The 11631 / 11632 Bhopal–Dhanbad Express is an express train belonging to West Central Railway zone that runs between the city Bhopal Junction of Madhya Pradesh and Dhanbad Junction of Jharkhand in India.

It operates as train number 11631 from Bhopal Junction to Dhanbad Junction and as train number 11632 in the reverse direction, serving the states of Madhya Pradesh, Uttar Pradesh and Jharkhand.

== Services ==
- 11631/ Bhopal–Dhanbad Express has an average speed of 51 km/h and covers 1195 km in 23h 25m.

- 11632/ Dhanbad–Bhopal Express has an average speed of 50 km/h and covers 1195 km in 23h 40m.

== Routes and halts ==
The important halts of the train are :

- Bhopal Junction

- Vidisha

- Ganj Bosada

- Bina Junction

- Saugor

- Damoh

- Katni Murwara Junction

- Khanna Banjari

- Beohari

- Marwas Gram

- Sarai Gram

- Bargawan

- Singraulli

- Karaila Road Junction

- Mirchadhuri

- Obra Dam

- Chopan

- Renukoot

- Nagar Untari

- Garhwa

- Garhwa Road Junction

- Daltonganj

- Barwadih Junction

- Latehar

- Tori Junction

- Khalari

- Patratu

- Ranchi Road

- Bokaro Thermal

- Chandrapura Junction

- Katrasgarh

- Dhanbad Junction

== Schedule ==
- 11631 - 8:55 PM (Monday, Thursday & Friday) [Bhopal Junction]

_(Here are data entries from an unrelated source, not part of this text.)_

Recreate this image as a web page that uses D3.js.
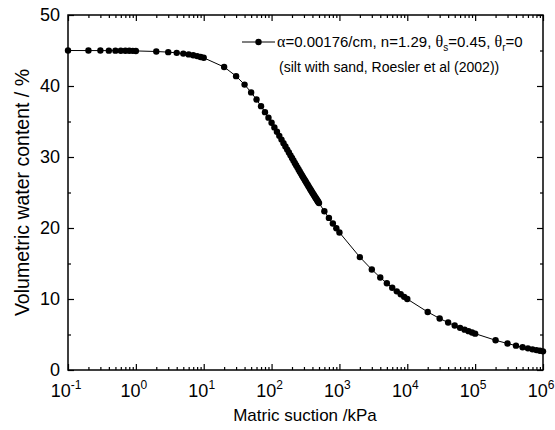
<!DOCTYPE html>
<html><head><meta charset="utf-8">
<script src="https://cdn.jsdelivr.net/npm/d3@7"></script>
<style>
body{margin:0;background:#fff}
svg{display:block}
text{font-family:"Liberation Sans",Arial,sans-serif;fill:#000}
</style>
</head><body>
<svg id="c" width="555" height="430"></svg>
<script>
// matric suction (kPa)
const suction = [
  0.1,0.2,0.3,0.4,0.5,0.6,0.7,0.8,0.9,1,
  2,3,4,5,6,7,8,9,10,
  20,30,40,50,60,70,80,90,100,
  110,120,130,140,150,160,170,180,190,200,
  210,220,230,240,250,260,270,280,290,300,
  310,320,330,340,350,360,370,380,390,400,
  410,420,430,440,450,460,470,480,490,500,
  600,700,800,900,1000,
  2000,3000,4000,5000,6000,7000,8000,9000,10000,
  20000,30000,40000,50000,60000,70000,80000,90000,100000,
  200000,300000,400000,500000,600000,700000,800000,900000,1000000
];
// volumetric water content (%)
const theta = [
  45.00,44.99,44.99,44.98,44.98,44.97,44.96,44.96,44.95,44.94,
  44.86,44.77,44.67,44.56,44.45,44.33,44.21,44.09,43.97,
  42.67,41.39,40.20,39.10,38.09,37.16,36.32,35.54,34.83,
  34.17,33.55,32.98,32.45,31.95,31.48,31.04,30.63,30.23,29.86,
  29.51,29.17,28.85,28.54,28.25,27.97,27.70,27.44,27.20,26.96,
  26.73,26.51,26.29,26.09,25.88,25.69,25.51,25.32,25.15,24.98,
  24.81,24.65,24.49,24.34,24.20,24.05,23.91,23.78,23.64,23.51,
  22.36,21.42,20.63,19.96,19.37,
  15.90,14.15,13.02,12.21,11.58,11.08,10.66,10.30,9.99,
  8.17,7.26,6.68,6.26,5.94,5.68,5.47,5.28,5.12,
  4.19,3.73,3.43,3.21,3.05,2.91,2.80,2.71,2.63
];
const xTickExponents = [-1,0,1,2,3,4,5,6];
const yTickValues = [0,10,20,30,40,50];
const yMinorValues = [5,15,25,35,45];
const xTitle = "Matric suction /kPa";
const yTitle = "Volumetric water content / %";

const svg = d3.select("#c");
const L = 68, R = 543, T = 15, B = 370;
const x = d3.scaleLog().domain([1e-1, 1e6]).range([L, R]);
const y = d3.scaleLinear().domain([0, 50]).range([B, T]);

const majorX = xTickExponents.map(e => Math.pow(10, e));
const minorX = [];
xTickExponents.slice(0, -1).forEach(e => { for (let k = 2; k <= 9; k++) minorX.push(k * Math.pow(10, e)); });

function styleAxis(g) {
  g.select(".domain").remove();
  g.selectAll("line").attr("stroke", "#000").attr("stroke-width", 1.2);
}
// bottom
svg.append("g").attr("transform", `translate(0,${B})`)
  .call(d3.axisBottom(x).tickValues(majorX).tickSize(-6).tickFormat("")).call(styleAxis);
svg.append("g").attr("transform", `translate(0,${B})`)
  .call(d3.axisBottom(x).tickValues(minorX).tickSize(-3).tickFormat("")).call(styleAxis);
// top
svg.append("g").attr("transform", `translate(0,${T})`)
  .call(d3.axisTop(x).tickValues(majorX).tickSize(-6).tickFormat("")).call(styleAxis);
svg.append("g").attr("transform", `translate(0,${T})`)
  .call(d3.axisTop(x).tickValues(minorX).tickSize(-3).tickFormat("")).call(styleAxis);
// left
svg.append("g").attr("transform", `translate(${L},0)`)
  .call(d3.axisLeft(y).tickValues(yTickValues).tickSize(-6).tickFormat("")).call(styleAxis);
svg.append("g").attr("transform", `translate(${L},0)`)
  .call(d3.axisLeft(y).tickValues(yMinorValues).tickSize(-3).tickFormat("")).call(styleAxis);
// right
svg.append("g").attr("transform", `translate(${R},0)`)
  .call(d3.axisRight(y).tickValues(yTickValues).tickSize(-6).tickFormat("")).call(styleAxis);
svg.append("g").attr("transform", `translate(${R},0)`)
  .call(d3.axisRight(y).tickValues(yMinorValues).tickSize(-3).tickFormat("")).call(styleAxis);

// frame
svg.append("rect").attr("x", L).attr("y", T).attr("width", R - L).attr("height", B - T)
  .attr("fill", "none").attr("stroke", "#000").attr("stroke-width", 1.5);

// x tick labels
xTickExponents.forEach(e => {
  const t = svg.append("text").attr("x", x(Math.pow(10, e)) - 2).attr("y", 397)
    .attr("text-anchor", "middle").attr("font-size", 18);
  t.append("tspan").text("10");
  t.append("tspan").attr("font-size", 12).attr("dy", -8).text(String(e));
});
// y tick labels
yTickValues.forEach(v => {
  svg.append("text").attr("x", 60).attr("y", y(v)).attr("dy", "0.35em")
    .attr("text-anchor", "end").attr("font-size", 18).text(v);
});
// titles
svg.append("text").attr("x", 305).attr("y", 421).attr("text-anchor", "middle")
  .attr("font-size", 17).text(xTitle);
svg.append("text").attr("transform", `translate(29,${(T + B) / 2}) rotate(-90)`)
  .attr("text-anchor", "middle").attr("font-size", 19.5).text(yTitle);

// data
const pts = suction.map((s, i) => [s, theta[i]]);
svg.append("path").datum(pts)
  .attr("d", d3.line().x(d => x(d[0])).y(d => y(d[1])))
  .attr("fill", "none").attr("stroke", "#000").attr("stroke-width", 1);
svg.append("g").selectAll("circle").data(pts).join("circle")
  .attr("cx", d => x(d[0])).attr("cy", d => y(d[1])).attr("r", 3.2).attr("fill", "#000");

// legend
const ly = 42;
svg.append("line").attr("x1", 242).attr("x2", 275).attr("y1", ly).attr("y2", ly)
  .attr("stroke", "#000").attr("stroke-width", 1);
svg.append("circle").attr("cx", 258.5).attr("cy", ly).attr("r", 3.2).attr("fill", "#000");
const greekFont = "'Liberation Serif','Times New Roman',serif";
const lt = svg.append("text").attr("x", 277).attr("y", ly + 5).attr("font-size", 15);
lt.append("tspan").attr("font-family", greekFont).attr("font-size", 16).text("α");
lt.append("tspan").text("=0.00176/cm, n=1.29, ");
lt.append("tspan").attr("font-family", greekFont).attr("font-size", 16).text("θ");
lt.append("tspan").attr("font-size", 10).attr("dy", 4).text("s");
lt.append("tspan").attr("dy", -4).text("=0.45, ");
lt.append("tspan").attr("font-family", greekFont).attr("font-size", 16).text("θ");
lt.append("tspan").attr("font-size", 10).attr("dy", 4).text("r");
lt.append("tspan").attr("dy", -4).text("=0");
svg.append("text").attr("x", 279).attr("y", 72).attr("font-size", 14)
  .text("(silt with sand, Roesler et al (2002))");
</script>
</body></html>
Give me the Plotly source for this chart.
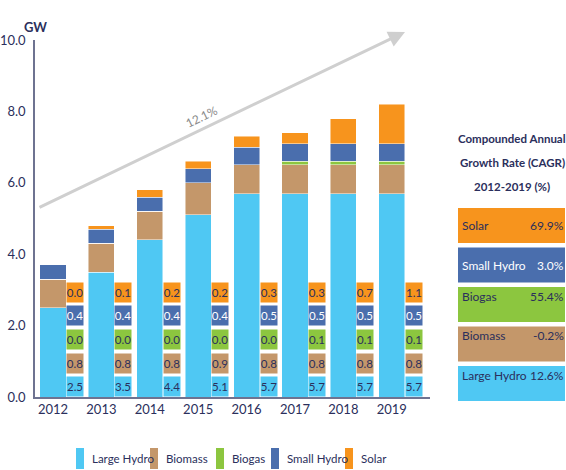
import plotly.graph_objects as go

# Installed renewable capacity by source (GW)
years = ["2012", "2013", "2014", "2015", "2016", "2017", "2018", "2019"]
large_hydro = [2.5, 3.5, 4.4, 5.1, 5.7, 5.7, 5.7, 5.7]
biomass = [0.8, 0.8, 0.8, 0.9, 0.8, 0.8, 0.8, 0.8]
biogas = [0.0, 0.0, 0.0, 0.0, 0.0, 0.1, 0.1, 0.1]
small_hydro = [0.4, 0.4, 0.4, 0.4, 0.5, 0.5, 0.5, 0.5]
solar = [0.0, 0.1, 0.2, 0.2, 0.3, 0.3, 0.7, 1.1]

series_names = ["Large Hydro", "Biomass", "Biogas", "Small Hydro", "Solar"]
series_values = [large_hydro, biomass, biogas, small_hydro, solar]
series_colors = ["#4FC8F3", "#C4976A", "#8CC63F", "#4A6EAD", "#F7941D"]
label_text_colors = ["#2B2F5C", "#2B2F5C", "#2B2F5C", "#FFFFFF", "#2B2F5C"]

# CAGR 2012-2019 (%) per source, listed top to bottom
cagr_title = ["Compounded Annual", "Growth Rate (CAGR)", "2012-2019 (%)"]
cagr_names = ["Solar", "Small Hydro", "Biogas", "Biomass", "Large Hydro"]
cagr_values = ["69.9%", "3.0%", "55.4%", "-0.2%", "12.6%"]
overall_growth = "12.1%"

NAVY = "#2B2F5C"
FONT = "Lato, sans-serif"

x_pos = list(range(len(years)))

# plot-area geometry in pixels, used to place panel items in paper units
PLOT_L, PLOT_W, PLOT_B, PLOT_H = 35, 395, 397, 357


def px_x(px):
    return (px - PLOT_L) / PLOT_W


def px_y(py):
    return (PLOT_B - py) / PLOT_H


fig = go.Figure()
for name, vals, col in zip(series_names, series_values, series_colors):
    fig.add_trace(go.Bar(
        x=x_pos, y=vals, name=name,
        marker=dict(color=col, line=dict(color="rgba(255,255,255,0.6)", width=0.8)),
        width=0.54,
        hoverinfo="skip",
    ))

annotations = []
shapes = []

# value boxes beside each bar, stacked in series order
row_pitch = 0.662
for k, (vals, col, tcol) in enumerate(zip(series_values, series_colors, label_text_colors)):
    for i, v in enumerate(vals):
        annotations.append(dict(
            x=x_pos[i], y=0.29 + k * row_pitch, xref="x", yref="y",
            xshift=22, text=f"{v:.1f}", showarrow=False,
            bgcolor=col, width=16, height=19, borderpad=0,
            font=dict(family=FONT, size=11.5, color=tcol),
        ))

# unit label
annotations.append(dict(
    x=px_x(35), y=px_y(17), xref="paper", yref="paper", xanchor="center",
    text="<b>GW</b>", showarrow=False, font=dict(family=FONT, size=13, color=NAVY),
))

# overall growth arrow
annotations.append(dict(
    x=px_x(405), y=px_y(32), xref="paper", yref="paper",
    ax=-367, ay=176, axref="pixel", ayref="pixel",
    showarrow=True, arrowhead=2, arrowsize=1.1, arrowwidth=3, arrowcolor="#CFCFCF",
    text="",
))
annotations.append(dict(
    x=px_x(202), y=px_y(100), xref="paper", yref="paper",
    text=overall_growth, textangle=-26, showarrow=False,
    font=dict(family=FONT, size=12, color="#8A8A8A"),
))

# CAGR panel title, one line per annotation
for line, py in zip(cagr_title, [138, 162, 186]):
    annotations.append(dict(
        x=px_x(512), y=px_y(py), xref="paper", yref="paper",
        xanchor="center", yanchor="middle",
        text=f"<b>{line}</b>", showarrow=False,
        font=dict(family=FONT, size=11.5, color=NAVY),
    ))

panel_colors = ["#F7941D", "#4A6EAD", "#8CC63F", "#C4976A", "#4FC8F3"]
panel_text = [NAVY, "#FFFFFF", NAVY, NAVY, NAVY]
box_x0, box_x1 = 458, 565
for j, (nm, val, col, tcol) in enumerate(zip(cagr_names, cagr_values, panel_colors, panel_text)):
    top = 208 + j * 39.5
    bot = top + 35
    shapes.append(dict(
        type="rect", xref="paper", yref="paper",
        x0=px_x(box_x0), x1=px_x(box_x1), y0=px_y(bot), y1=px_y(top),
        fillcolor=col, line=dict(width=0), layer="above",
    ))
    mid = px_y((top + bot) / 2)
    annotations.append(dict(
        x=px_x(box_x0 + 3), y=mid, xref="paper", yref="paper",
        xanchor="left", text=nm, showarrow=False, borderpad=0,
        font=dict(family=FONT, size=12, color=tcol),
    ))
    annotations.append(dict(
        x=px_x(box_x1), y=mid, xref="paper", yref="paper",
        xanchor="right", text=val, showarrow=False, borderpad=0,
        font=dict(family=FONT, size=12, color=tcol),
    ))

# legend row beneath the axis
legend_swatch_x = [76, 150, 216, 271, 345]
for name, col, sx in zip(series_names, series_colors, legend_swatch_x):
    shapes.append(dict(
        type="rect", xref="paper", yref="paper",
        x0=px_x(sx), x1=px_x(sx + 8), y0=px_y(469), y1=px_y(448),
        fillcolor=col, line=dict(width=0),
    ))
    annotations.append(dict(
        x=px_x(sx + 14), y=px_y(458), xref="paper", yref="paper",
        xanchor="left", yanchor="middle", text=name, showarrow=False,
        font=dict(family=FONT, size=11.5, color=NAVY),
    ))

fig.update_layout(
    width=566, height=470,
    margin=dict(l=35, r=136, t=40, b=73),
    barmode="stack",
    plot_bgcolor="white", paper_bgcolor="white",
    font=dict(family=FONT, color=NAVY),
    showlegend=False,
    xaxis=dict(
        tickmode="array", tickvals=x_pos, ticktext=years,
        range=[-0.372, 7.79], showgrid=False, zeroline=False,
        showline=True, linecolor="#6E7391", linewidth=1.5, automargin=False,
        ticks="", tickfont=dict(family=FONT, size=13, color=NAVY),
    ),
    yaxis=dict(
        range=[0, 10], dtick=2, tickformat=".1f", showgrid=False, zeroline=False,
        showline=True, linecolor="#6E7391", linewidth=1.5, automargin=False,
        ticks="", ticklabelstandoff=5, tickfont=dict(family=FONT, size=13, color=NAVY),
    ),
    annotations=annotations,
    shapes=shapes,
)

fig.write_html("out.html")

- 11632 - 7:20 AM (Sunday, Wednesday & Saturday) [Dhanbad Junction]

== Coach composition ==

1. General Unreserved - 4
2. Sleeper Class - 7
3. AC 3rd Class - 6
4. AC 2nd Class - 2
5. AC 1st Class - 1

== Traction ==
As the entire route is fully electrified it is hauled by a Itarsi Loco Shed-based WAP-7 electric locomotive from Bhopal Junction to Dhanbad Junction and vice versa.

== Rake reversal or rake share ==
The train will reverse 1 time :

1. Chopan

The train will rake sharing with Bhopal - Singrauli Urjadhani Superfast Express, (22165/22166), Singrauli - Hazrat Nizamuddin Urjadhani Superfast Express (22167/22168), Bhopal–Chopan Weekly Express (11633/11634).

== See also ==
Trains from Bhopal Junction :

1. Shaan-e-Bhopal Express
2. Bhopal–Jaipur Express
3. Bhopal–Khajuraho Mahamana Superfast Express
4. Howrah–Bhopal Weekly Express
5. Bhopal–Indore AC Double Decker Express

Trains from Dhanbad Junction :

1. Dhanbad–Alappuzha Express
2. CSMT Kolhapur-Dhanbad Weekly Express
3. Dhanbad–Patna Intercity Express
4. Dhanbad–Gaya Intercity Express
5. Coalfield Express

== Notes ==
a. Runs 3 day in a week with both directions.